• [DATA PROVIDED]
((

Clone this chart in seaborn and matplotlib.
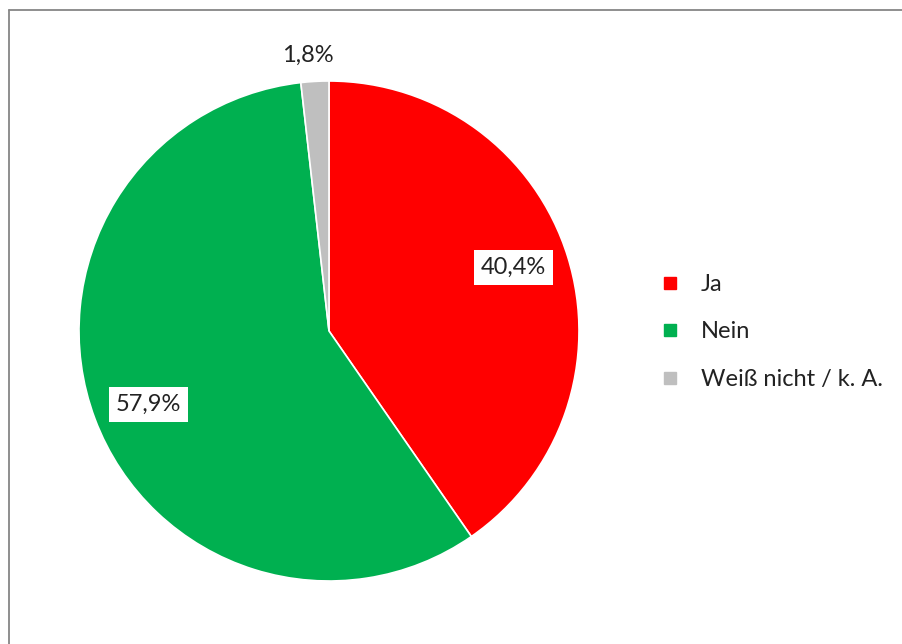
import numpy as np
import matplotlib
matplotlib.use("Agg")
import matplotlib.pyplot as plt
import seaborn as sns
from matplotlib.lines import Line2D

categories = ["Ja", "Nein", "Weiß nicht / k. A."]
shares = [40.4, 57.9, 1.8]
colors = ["#FF0000", "#00B050", "#BFBFBF"]

sns.set_theme(style="white")
plt.rcParams["font.family"] = ["Lato", "DejaVu Sans"]

W, H = 903, 644
fig = plt.figure(figsize=(W / 100, H / 100), dpi=100)
fig.patch.set_facecolor("white")

# pie axes: centre (329, 331) px, radius 250 px
ax = fig.add_axes([79 / W, (H - 581) / H, 500 / W, 500 / H])
wedges, _ = ax.pie(
    shares,
    colors=colors,
    startangle=90,
    counterclock=False,
    radius=1.0,
    wedgeprops=dict(edgecolor="white", linewidth=1.2),
)
ax.set_xlim(-1, 1)
ax.set_ylim(-1, 1)
ax.set_aspect("equal")
ax.axis("off")

# percentage labels
for i, (w, v) in enumerate(zip(wedges, shares)):
    mid = np.deg2rad((w.theta1 + w.theta2) / 2 + 1.6)
    txt = f"{v:.1f}%".replace(".", ",")
    if v < 5:
        r = 1.105
        ax.text(r * np.cos(mid) + 0.01, r * np.sin(mid), txt, ha="center", va="center",
                fontsize=17, color="#222222", clip_on=False)
    else:
        r = 0.78
        ax.text(r * np.cos(mid), r * np.sin(mid), txt, ha="center", va="center",
                fontsize=17, color="#222222",
                bbox=dict(boxstyle="square,pad=0.3", facecolor="white", edgecolor="none"))

# legend
handles = [Line2D([], [], marker="s", linestyle="none", markersize=9,
                  markerfacecolor=c, markeredgecolor=c) for c in colors]
fig.legend(handles, categories, loc="center left",
           bbox_to_anchor=(663 / W, 1 - 332 / H), frameon=False,
           fontsize=17, handlelength=0.6, handletextpad=1.0, labelspacing=1.13,
           borderpad=0, borderaxespad=0, labelcolor="#222222")

# outer frame (left and top edges)
fig.add_artist(Line2D([8.5 / W, 8.5 / W], [0, 1 - 10 / H], transform=fig.transFigure,
                      color="#868686", linewidth=1.3))
fig.add_artist(Line2D([8.5 / W, 1], [1 - 10 / H, 1 - 10 / H], transform=fig.transFigure,
                      color="#868686", linewidth=1.3))

fig.savefig("out.png", dpi=100, facecolor="white")
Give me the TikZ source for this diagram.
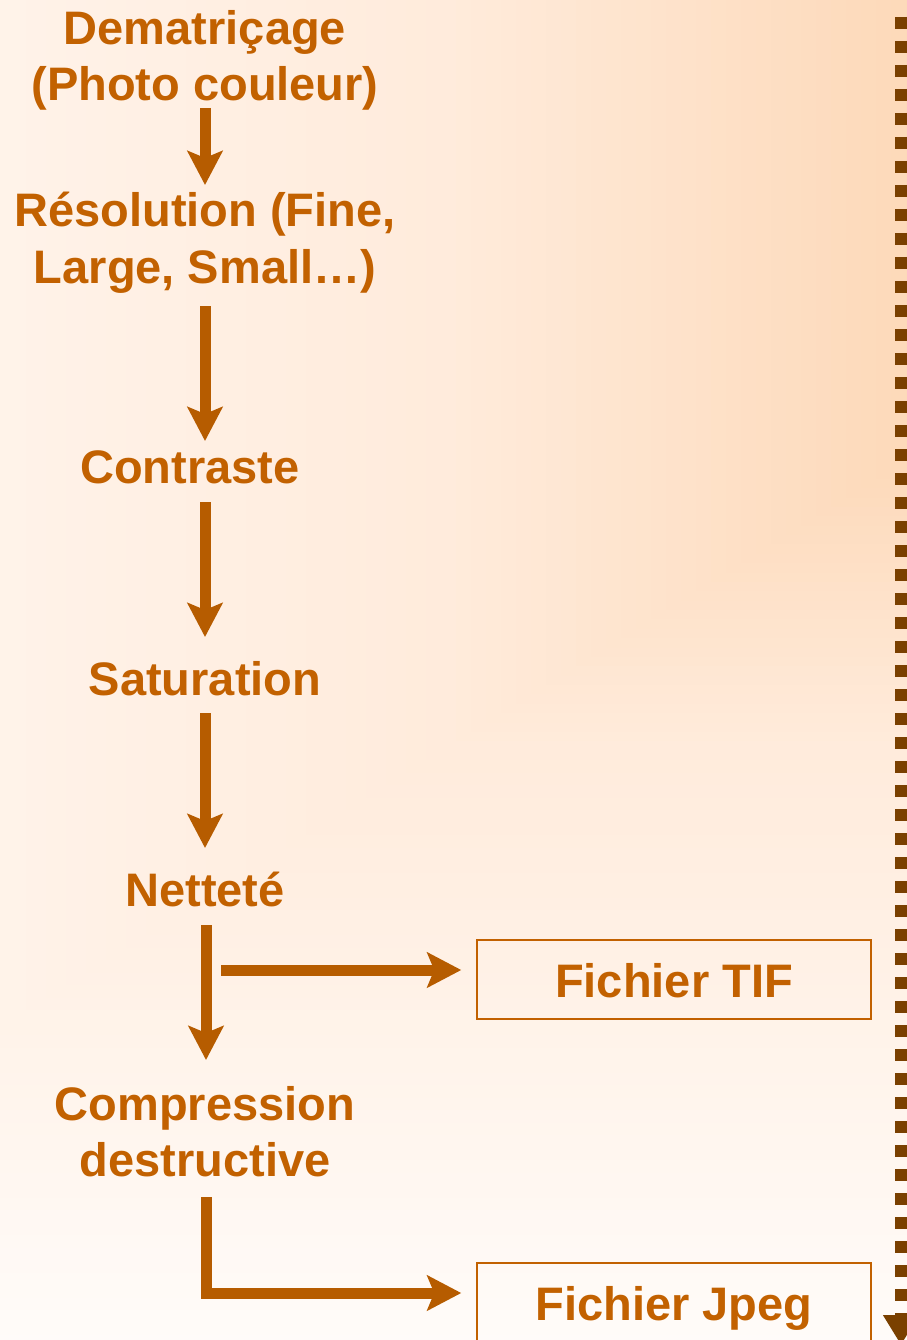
\documentclass[tikz,border=0pt]{standalone}
\usepackage{fontspec}
\setmainfont{Liberation Sans}
\usetikzlibrary{arrows.meta,calc}
\definecolor{peach}{HTML}{FDD9B9}
\definecolor{bgmid}{HTML}{FFEBDB}
\definecolor{bgend}{HTML}{FFFCFA}
\definecolor{txtc}{HTML}{C26100}
\definecolor{arrc}{HTML}{B65C00}
\definecolor{dotc}{HTML}{7A4000}
\begin{document}
\begin{tikzpicture}[x=1pt,y=-1pt,
  lbl/.style={font=\fontsize{47}{56}\selectfont\bfseries, text=txtc, inner sep=0pt, align=center, anchor=base},
  flow/.style={draw=arrc, line width=11pt, line join=miter, -{Stealth[length=34pt,width=35pt,inset=7pt]}},
  filebox/.style={draw=txtc, line width=1.5pt, minimum width=394pt, minimum height=79pt, inner sep=0pt,
    text height=35pt, text depth=0pt, font=\fontsize{47}{56}\selectfont\bfseries, text=txtc},
  dots/.style={draw=dotc, line width=12pt, dash pattern=on 12pt off 12pt, -{Triangle[length=30pt,width=34pt]}}]
\useasboundingbox (0,0) rectangle (906,1340);
% background: rectangular gradient from the top right
\fill[bgend] (0,0) rectangle (906,1340);
\foreach \s in {1460,1440,...,470} {
  \pgfmathtruncatemacro\p{min(100,(\s-456)/9.94)}
  \fill[bgend!\p!bgmid] (906-\s,-5) rectangle (915,460+\s/1.6);
}
\foreach \s in {450,435,...,0} {
  \pgfmathtruncatemacro\p{\s/4.56}
  \fill[bgmid!\p!peach] (906-\s,-5) rectangle (915,460+\s/1.6);
}
% labels (base = baseline of the last line)
\node[lbl] (dem) at (205,101) {Dematriçage\\(Photo couleur)};
\node[lbl] (res) at (205,283) {Résolution (Fine,\\Large, Small…)};
\node[lbl] (con) at (190,483) {Contraste};
\node[lbl] (sat) at (205,695) {Saturation};
\node[lbl] (net) at (205,906) {Netteté};
\node[lbl] (cmp) at (205,1176) {Compression\\destructive};
\node[filebox] (tif) at (674,979.5) {Fichier TIF};
\node[filebox] (jpg) at (674,1302.5) {Fichier Jpeg};
% connectors
\draw[flow] ($(dem.base)+(0,7)$) -- ($(res.base)+(0,-98)$);
\draw[flow] ($(res.base)+(0,23)$) -- ($(res.base |- con.base)+(0,-42)$);
\draw[flow] ($(sat.base |- con.base)+(0,19)$) -- ($(sat.base)+(0,-58)$);
\draw[flow] ($(sat.base)+(0,18)$) -- ($(net.base)+(0,-58)$);
\draw[flow] ($(net.base)+(1,19)$) -- ($(cmp.base)+(1,-116)$);
\draw[flow] ($(net.base)+(16,64)$) -- ($(tif.west)+(-15,-9.5)$);
\draw[flow] ($(cmp.base)+(1,21)$) |- ($(jpg.west)+(-15,-9.5)$);
% dotted side arrow
\coordinate (dtop) at (901,17);
\coordinate (dbot) at (901,1345);
\draw[dots] (dtop) -- (dbot);
\end{tikzpicture}
\end{document}
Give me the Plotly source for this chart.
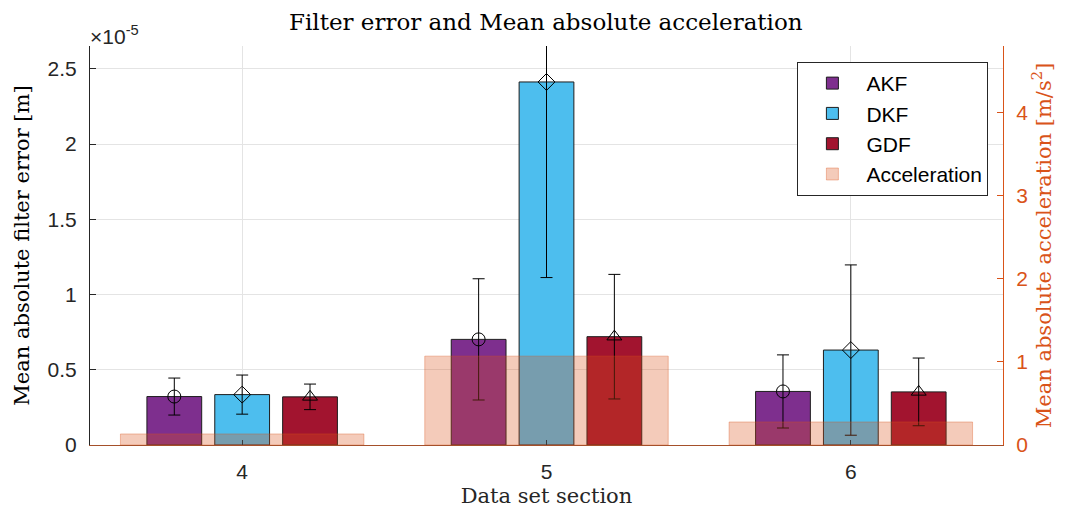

))

• [OBJECTIVE] Return every line of the records exactly as given, pictures excluded.

• [WRITTEN REPLY]
Clone this chart in seaborn and matplotlib.
import numpy as np
import matplotlib
matplotlib.use("Agg")
import matplotlib.pyplot as plt
import seaborn as sns
from matplotlib.lines import Line2D

categories = ["Ja", "Nein", "Weiß nicht / k. A."]
shares = [40.4, 57.9, 1.8]
colors = ["#FF0000", "#00B050", "#BFBFBF"]

sns.set_theme(style="white")
plt.rcParams["font.family"] = ["Lato", "DejaVu Sans"]

W, H = 903, 644
fig = plt.figure(figsize=(W / 100, H / 100), dpi=100)
fig.patch.set_facecolor("white")

# pie axes: centre (329, 331) px, radius 250 px
ax = fig.add_axes([79 / W, (H - 581) / H, 500 / W, 500 / H])
wedges, _ = ax.pie(
    shares,
    colors=colors,
    startangle=90,
    counterclock=False,
    radius=1.0,
    wedgeprops=dict(edgecolor="white", linewidth=1.2),
)
ax.set_xlim(-1, 1)
ax.set_ylim(-1, 1)
ax.set_aspect("equal")
ax.axis("off")

# percentage labels
for i, (w, v) in enumerate(zip(wedges, shares)):
    mid = np.deg2rad((w.theta1 + w.theta2) / 2 + 1.6)
    txt = f"{v:.1f}%".replace(".", ",")
    if v < 5:
        r = 1.105
        ax.text(r * np.cos(mid) + 0.01, r * np.sin(mid), txt, ha="center", va="center",
                fontsize=17, color="#222222", clip_on=False)
    else:
        r = 0.78
        ax.text(r * np.cos(mid), r * np.sin(mid), txt, ha="center", va="center",
                fontsize=17, color="#222222",
                bbox=dict(boxstyle="square,pad=0.3", facecolor="white", edgecolor="none"))

# legend
handles = [Line2D([], [], marker="s", linestyle="none", markersize=9,
                  markerfacecolor=c, markeredgecolor=c) for c in colors]
fig.legend(handles, categories, loc="center left",
           bbox_to_anchor=(663 / W, 1 - 332 / H), frameon=False,
           fontsize=17, handlelength=0.6, handletextpad=1.0, labelspacing=1.13,
           borderpad=0, borderaxespad=0, labelcolor="#222222")

# outer frame (left and top edges)
fig.add_artist(Line2D([8.5 / W, 8.5 / W], [0, 1 - 10 / H], transform=fig.transFigure,
                      color="#868686", linewidth=1.3))
fig.add_artist(Line2D([8.5 / W, 1], [1 - 10 / H, 1 - 10 / H], transform=fig.transFigure,
                      color="#868686", linewidth=1.3))

fig.savefig("out.png", dpi=100, facecolor="white")
Give me the TikZ source for this diagram.
\documentclass[tikz,border=0pt]{standalone}
\usepackage{fontspec}
\setmainfont{Liberation Sans}
\usetikzlibrary{arrows.meta,calc}
\definecolor{peach}{HTML}{FDD9B9}
\definecolor{bgmid}{HTML}{FFEBDB}
\definecolor{bgend}{HTML}{FFFCFA}
\definecolor{txtc}{HTML}{C26100}
\definecolor{arrc}{HTML}{B65C00}
\definecolor{dotc}{HTML}{7A4000}
\begin{document}
\begin{tikzpicture}[x=1pt,y=-1pt,
  lbl/.style={font=\fontsize{47}{56}\selectfont\bfseries, text=txtc, inner sep=0pt, align=center, anchor=base},
  flow/.style={draw=arrc, line width=11pt, line join=miter, -{Stealth[length=34pt,width=35pt,inset=7pt]}},
  filebox/.style={draw=txtc, line width=1.5pt, minimum width=394pt, minimum height=79pt, inner sep=0pt,
    text height=35pt, text depth=0pt, font=\fontsize{47}{56}\selectfont\bfseries, text=txtc},
  dots/.style={draw=dotc, line width=12pt, dash pattern=on 12pt off 12pt, -{Triangle[length=30pt,width=34pt]}}]
\useasboundingbox (0,0) rectangle (906,1340);
% background: rectangular gradient from the top right
\fill[bgend] (0,0) rectangle (906,1340);
\foreach \s in {1460,1440,...,470} {
  \pgfmathtruncatemacro\p{min(100,(\s-456)/9.94)}
  \fill[bgend!\p!bgmid] (906-\s,-5) rectangle (915,460+\s/1.6);
}
\foreach \s in {450,435,...,0} {
  \pgfmathtruncatemacro\p{\s/4.56}
  \fill[bgmid!\p!peach] (906-\s,-5) rectangle (915,460+\s/1.6);
}
% labels (base = baseline of the last line)
\node[lbl] (dem) at (205,101) {Dematriçage\\(Photo couleur)};
\node[lbl] (res) at (205,283) {Résolution (Fine,\\Large, Small…)};
\node[lbl] (con) at (190,483) {Contraste};
\node[lbl] (sat) at (205,695) {Saturation};
\node[lbl] (net) at (205,906) {Netteté};
\node[lbl] (cmp) at (205,1176) {Compression\\destructive};
\node[filebox] (tif) at (674,979.5) {Fichier TIF};
\node[filebox] (jpg) at (674,1302.5) {Fichier Jpeg};
% connectors
\draw[flow] ($(dem.base)+(0,7)$) -- ($(res.base)+(0,-98)$);
\draw[flow] ($(res.base)+(0,23)$) -- ($(res.base |- con.base)+(0,-42)$);
\draw[flow] ($(sat.base |- con.base)+(0,19)$) -- ($(sat.base)+(0,-58)$);
\draw[flow] ($(sat.base)+(0,18)$) -- ($(net.base)+(0,-58)$);
\draw[flow] ($(net.base)+(1,19)$) -- ($(cmp.base)+(1,-116)$);
\draw[flow] ($(net.base)+(16,64)$) -- ($(tif.west)+(-15,-9.5)$);
\draw[flow] ($(cmp.base)+(1,21)$) |- ($(jpg.west)+(-15,-9.5)$);
% dotted side arrow
\coordinate (dtop) at (901,17);
\coordinate (dbot) at (901,1345);
\draw[dots] (dtop) -- (dbot);
\end{tikzpicture}
\end{document}
Give me the Plotly source for this chart.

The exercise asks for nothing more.